Print the records below exactly, starting at the first line and stopping after the line that contains "from bokeh.resources import INLINE". Leave out any pictures.

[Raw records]
━━━━━━━━━━━━━━━━━━━━

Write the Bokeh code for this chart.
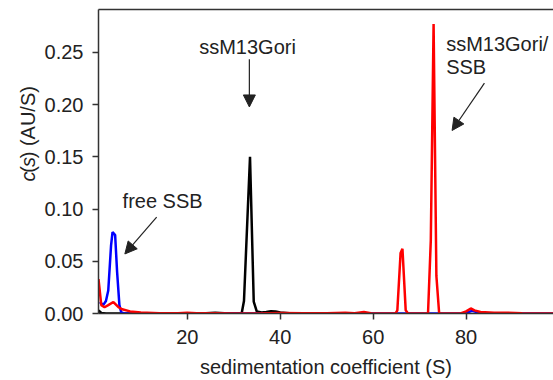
from math import pi
from bokeh.plotting import figure
from bokeh.layouts import row
from bokeh.models import Range1d, LinearAxis, FixedTicker, Label, Arrow, NormalHead, NumeralTickFormatter
from bokeh.embed import file_html
from bokeh.resources import INLINE

# ssM13Gori (black)
s_black = [0.9, 1.5, 2.5, 5, 10, 15, 20, 24, 26, 28, 31.0, 31.7, 32.2, 33.5, 34.3, 34.95, 36.0, 37.0, 38.0, 39.0, 40.0, 42.0, 45.0, 50.0, 55.0]
c_black = [0.003, 0.0005, 0.0, 0.0, 0.0, 0.0, 0.0, 0.0003, 0.0008, 0.0002, 0.0, 0.0, 0.012, 0.150, 0.0114, 0.002, 0.001, 0.0015, 0.0022, 0.0020, 0.001, 0.0003, 0.0, 0.0, 0.0]

# free SSB (blue)
s_blue = [1.2, 1.9, 2.5, 3.0, 3.6, 3.92, 4.48, 4.9, 5.4, 5.8, 6.5, 20, 40, 60, 65, 70, 75, 79.5, 81.3, 83.0, 85.0, 100]
c_blue = [0.011, 0.008, 0.012, 0.022, 0.065, 0.078, 0.075, 0.040, 0.008, 0.001, 0.0, 0.0, 0.0, 0.0, 0.0, 0.0, 0.0, 0.0, 0.0025, 0.0005, 0.0, 0.0]

# ssM13Gori/SSB (red)
s_red = [0.9, 1.5, 2.2, 3.0, 4.1, 5.2, 6.0, 7.7, 10, 14, 18, 20, 22, 26, 30, 35, 40, 45, 50, 54, 56, 58, 59.5, 61,
         64.8, 65.2, 65.9, 66.3, 67.0, 67.5, 71.8, 72.4, 73.0, 73.6, 74.2, 78.8, 80.0, 81.0, 81.8, 83.1, 86, 89, 92, 95, 100]
c_red = [0.033, 0.008, 0.006, 0.008, 0.011, 0.006, 0.004, 0.002, 0.001, 0.0003, 0.0002, 0.0008, 0.0002, 0.0003, 0.0, 0.0, 0.0004, 0.0002, 0.0003, 0.0008, 0.0003, 0.0015, 0.0003, 0.0,
         0.0, 0.003, 0.058, 0.062, 0.003, 0.0, 0.0, 0.070, 0.277, 0.036, 0.0, 0.0, 0.002, 0.0048, 0.003, 0.0015, 0.0008, 0.0008, 0.0002, 0.0, 0.0]

x_ticks = [20, 40, 60, 80]
y_ticks = [0.0, 0.05, 0.10, 0.15, 0.20, 0.25]

FONT = "Liberation Sans"
AX = "#333333"
TXT = "#222222"

# narrow panel holding the y-axis title (italic c and s)
lab = figure(width=40, height=380, x_range=Range1d(0, 40), y_range=Range1d(380, 0),
             output_backend="svg", toolbar_location=None,
             min_border_left=0, min_border_right=0, min_border_top=0, min_border_bottom=0)
lab.axis.visible = False
lab.grid.visible = False
lab.outline_line_color = None
parts = [("c", "italic", 215), ("(", "normal", 204), ("s", "italic", 197), (") (AU/S)", "normal", 186)]
for txt, style, py in parts:
    lab.add_layout(Label(x=27, y=py, text=txt, angle=pi / 2,
                         text_font=FONT, text_font_size="20px", text_font_style=style,
                         text_color=TXT, text_align="left", text_baseline="middle"))

p = figure(width=513, height=380, x_range=Range1d(0.9, 98.8), y_range=Range1d(0, 0.291),
           output_backend="svg", toolbar_location=None,
           min_border_left=58, min_border_right=0, min_border_top=9, min_border_bottom=65)
p.outline_line_color = None
p.grid.visible = False

xax = p.below[0]
yax = p.left[0]

# top frame line
top = LinearAxis(ticker=FixedTicker(ticks=[]), major_label_text_font_size="0px",
                 major_tick_out=0, major_tick_in=0, minor_tick_out=0, minor_tick_in=0,
                 axis_line_color=AX, axis_line_width=1.5, major_label_standoff=0, axis_label_standoff=0)
p.add_layout(top, "above")

for ax in (xax, yax):
    ax.axis_line_color = AX
    ax.axis_line_width = 1.5
    ax.major_tick_line_color = AX
    ax.major_tick_line_width = 1.5
    ax.major_tick_in = 0
    ax.major_tick_out = 6
    ax.minor_tick_line_color = None
    ax.major_label_text_font = FONT
    ax.major_label_text_font_size = "20px"
    ax.major_label_text_color = TXT

xax.ticker = FixedTicker(ticks=x_ticks)
xax.major_label_standoff = 10
xax.axis_label = "sedimentation coefficient (S)"
xax.axis_label_text_font = FONT
xax.axis_label_text_font_size = "20px"
xax.axis_label_text_font_style = "normal"
xax.axis_label_text_color = TXT
xax.axis_label_standoff = 9

yax.ticker = FixedTicker(ticks=y_ticks)
yax.formatter = NumeralTickFormatter(format="0.00")
yax.major_label_standoff = 9

p.line(s_black, c_black, line_color="black", line_width=2.5)
p.line(s_blue, c_blue, line_color="#0000ff", line_width=2.5)
p.line(s_red, c_red, line_color="#ff0000", line_width=2.5)

def note(x, y, t, align="left"):
    p.add_layout(Label(x=x, y=y, text=t, text_font=FONT, text_font_size="20px",
                       text_color=TXT, text_align=align, text_baseline="middle"))

note(32.97, 0.2548, "ssM13Gori", "center")
note(75.7, 0.2581, "ssM13Gori/")
note(75.7, 0.2362, "SSB")
note(6.08, 0.1074, "free SSB")

def arrow(x0, y0, x1, y1):
    p.add_layout(Arrow(end=NormalHead(size=12, fill_color=TXT, line_color=TXT, line_width=1),
                       x_start=x0, y_start=y0, x_end=x1, y_end=y1,
                       line_color=TXT, line_width=1.2))

arrow(33.36, 0.2433, 33.36, 0.1977)
arrow(83.94, 0.2205, 76.98, 0.1752)
arrow(13.41, 0.0922, 6.57, 0.0570)

layout = row(lab, p, spacing=0)
open("out.html", "w").write(file_html(layout, INLINE))
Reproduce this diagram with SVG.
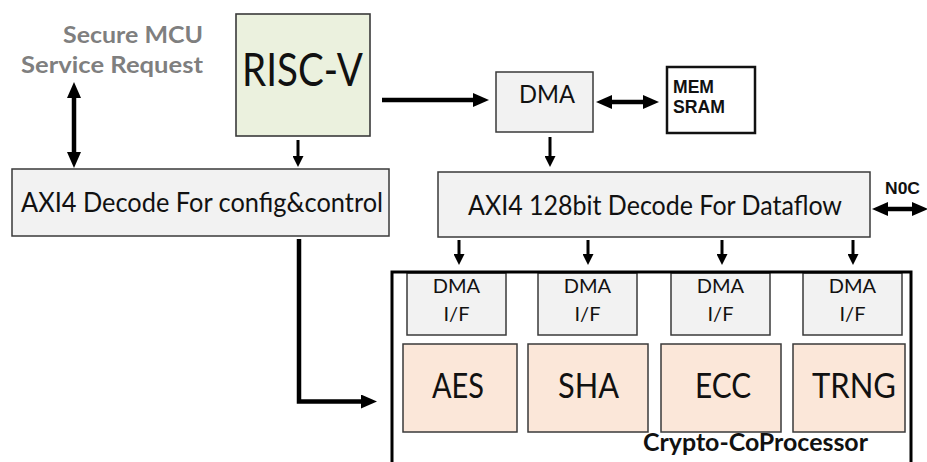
<svg xmlns="http://www.w3.org/2000/svg" width="927" height="462" viewBox="0 0 927 462">
  <defs>
    <style>
      .box { fill: #f2f2f2; stroke: #3a3a3a; stroke-width: 1.5; }
      .cpu { fill: #ebf1de; stroke: #3a3a3a; stroke-width: 1.6; }
      .eng { fill: #fbe7d9; stroke: #3a3a3a; stroke-width: 1.5; }
      .mem { fill: #ffffff; stroke: #111111; stroke-width: 2.5; }
      .frame { fill: none; stroke: #000000; stroke-width: 3; }
      .t { font-family: Lato, "Open Sans", "Liberation Sans", sans-serif; fill: #111111; }
      .tb { font-family: Lato, "Open Sans", "Liberation Sans", sans-serif; font-weight: bold; fill: #111111; }
      .ta { font-family: "Liberation Sans", Arial, sans-serif; font-weight: bold; fill: #111111; }
      .req { font-family: Lato, "Open Sans", "Liberation Sans", sans-serif; font-weight: bold; fill: #7f7f7f; font-size: 23px; }
      .wire { fill: none; stroke: #000000; stroke-width: 4.5; }
      .wire-s { fill: none; stroke: #000000; stroke-width: 3; }
    </style>
    <marker id="hb" markerUnits="userSpaceOnUse" markerWidth="16" markerHeight="14" refX="0" refY="7" orient="auto-start-reverse">
      <path d="M0,0 L16,7 L0,14 z" fill="#000000"/>
    </marker>
    <marker id="hs" markerUnits="userSpaceOnUse" markerWidth="11" markerHeight="11" refX="0" refY="5.5" orient="auto-start-reverse">
      <path d="M0,0 L11,5.5 L0,11 z" fill="#000000"/>
    </marker>
  </defs>

  <rect width="927" height="462" fill="#ffffff"/>

  <!-- external request label -->
  <g id="service-request">
    <text class="req" x="63" y="43" textLength="140" lengthAdjust="spacingAndGlyphs">Secure MCU</text>
    <text class="req" x="21" y="73" textLength="182" lengthAdjust="spacingAndGlyphs">Service Request</text>
  </g>

  <!-- RISC-V core -->
  <g id="riscv">
    <rect class="cpu" x="236" y="14" width="134" height="122"/>
    <text class="t" x="242" y="86" font-size="46" textLength="121" lengthAdjust="spacingAndGlyphs">RISC-V</text>
  </g>

  <!-- control-path decoder -->
  <g id="axi-config">
    <rect class="box" x="12" y="169" width="377" height="67"/>
    <text class="t" x="21" y="212" font-size="27" textLength="362" lengthAdjust="spacingAndGlyphs">AXI4 Decode For config&amp;control</text>
  </g>

  <!-- DMA engine -->
  <g id="dma">
    <rect class="box" x="496" y="72" width="97" height="60"/>
    <text class="t" x="519" y="103" font-size="25" textLength="56" lengthAdjust="spacingAndGlyphs">DMA</text>
  </g>

  <!-- on-chip memory -->
  <g id="mem">
    <rect class="mem" x="667" y="67" width="88" height="66"/>
    <text class="ta" x="673" y="93" font-size="17.5" textLength="41" lengthAdjust="spacingAndGlyphs">MEM</text>
    <text class="ta" x="673" y="113" font-size="17.5" textLength="52" lengthAdjust="spacingAndGlyphs">SRAM</text>
  </g>

  <!-- data-path decoder -->
  <g id="axi-dataflow">
    <rect class="box" x="438" y="172" width="432" height="65"/>
    <text class="t" x="468" y="215" font-size="27" textLength="374" lengthAdjust="spacingAndGlyphs">AXI4 128bit Decode For Dataflow</text>
  </g>

  <!-- network-on-chip label -->
  <g id="noc">
    <text class="ta" x="885" y="194" font-size="16.5" textLength="35" lengthAdjust="spacingAndGlyphs">N0C</text>
  </g>

  <!-- crypto co-processor with its four engines -->
  <g id="crypto-coprocessor">
    <g id="aes">
      <rect class="box" x="407" y="273" width="99" height="62"/>
      <text class="t" x="456.5" y="293" font-size="20" text-anchor="middle">DMA</text>
      <text class="t" x="456.5" y="321" font-size="20" text-anchor="middle">I/F</text>
      <rect class="eng" x="403" y="344" width="114" height="88"/>
      <text class="t" x="432" y="398" font-size="34" textLength="52" lengthAdjust="spacingAndGlyphs">AES</text>
    </g>
    <g id="sha">
      <rect class="box" x="538" y="273" width="99" height="62"/>
      <text class="t" x="587.5" y="293" font-size="20" text-anchor="middle">DMA</text>
      <text class="t" x="587.5" y="321" font-size="20" text-anchor="middle">I/F</text>
      <rect class="eng" x="528" y="344" width="120" height="88"/>
      <text class="t" x="558" y="398" font-size="34" textLength="61" lengthAdjust="spacingAndGlyphs">SHA</text>
    </g>
    <g id="ecc">
      <rect class="box" x="671" y="273" width="99" height="62"/>
      <text class="t" x="720.5" y="293" font-size="20" text-anchor="middle">DMA</text>
      <text class="t" x="720.5" y="321" font-size="20" text-anchor="middle">I/F</text>
      <rect class="eng" x="661" y="344" width="120" height="88"/>
      <text class="t" x="695" y="398" font-size="34" textLength="56" lengthAdjust="spacingAndGlyphs">ECC</text>
    </g>
    <g id="trng">
      <rect class="box" x="803" y="273" width="99" height="62"/>
      <text class="t" x="852.5" y="293" font-size="20" text-anchor="middle">DMA</text>
      <text class="t" x="852.5" y="321" font-size="20" text-anchor="middle">I/F</text>
      <rect class="eng" x="793" y="344" width="112" height="88"/>
      <text class="t" x="812" y="398" font-size="34" textLength="84" lengthAdjust="spacingAndGlyphs">TRNG</text>
    </g>
    <path class="frame" d="M392,470 V272 H911 V470"/>
    <text class="tb" x="643" y="451" font-size="24" textLength="225" lengthAdjust="spacingAndGlyphs">Crypto-CoProcessor</text>
  </g>

  <!-- connectors -->
  <g id="connectors">
    <line class="wire" x1="74" y1="98" x2="74" y2="152" marker-start="url(#hb)" marker-end="url(#hb)"/>
    <line class="wire-s" x1="298" y1="140" x2="298" y2="156" marker-end="url(#hs)"/>
    <line class="wire" x1="382" y1="100" x2="473" y2="100" marker-end="url(#hb)"/>
    <line class="wire" x1="612" y1="102" x2="643" y2="102" marker-start="url(#hb)" marker-end="url(#hb)"/>
    <line class="wire-s" x1="550" y1="137" x2="550" y2="156" marker-end="url(#hs)"/>
    <line class="wire" x1="888" y1="209" x2="912" y2="209" marker-start="url(#hb)" marker-end="url(#hb)"/>
    <line class="wire-s" x1="459" y1="240" x2="459" y2="254" marker-end="url(#hs)"/>
    <line class="wire-s" x1="588" y1="240" x2="588" y2="254" marker-end="url(#hs)"/>
    <line class="wire-s" x1="722" y1="240" x2="722" y2="254" marker-end="url(#hs)"/>
    <line class="wire-s" x1="853" y1="240" x2="853" y2="254" marker-end="url(#hs)"/>
    <path class="wire" d="M299,239 V401.5 H361" marker-end="url(#hb)"/>
  </g>
</svg>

━━━━━━━━━━━━━━━━━━━━

Problem solution:
Write the Bokeh code for this chart.
from math import pi
from bokeh.plotting import figure
from bokeh.layouts import row
from bokeh.models import Range1d, LinearAxis, FixedTicker, Label, Arrow, NormalHead, NumeralTickFormatter
from bokeh.embed import file_html
from bokeh.resources import INLINE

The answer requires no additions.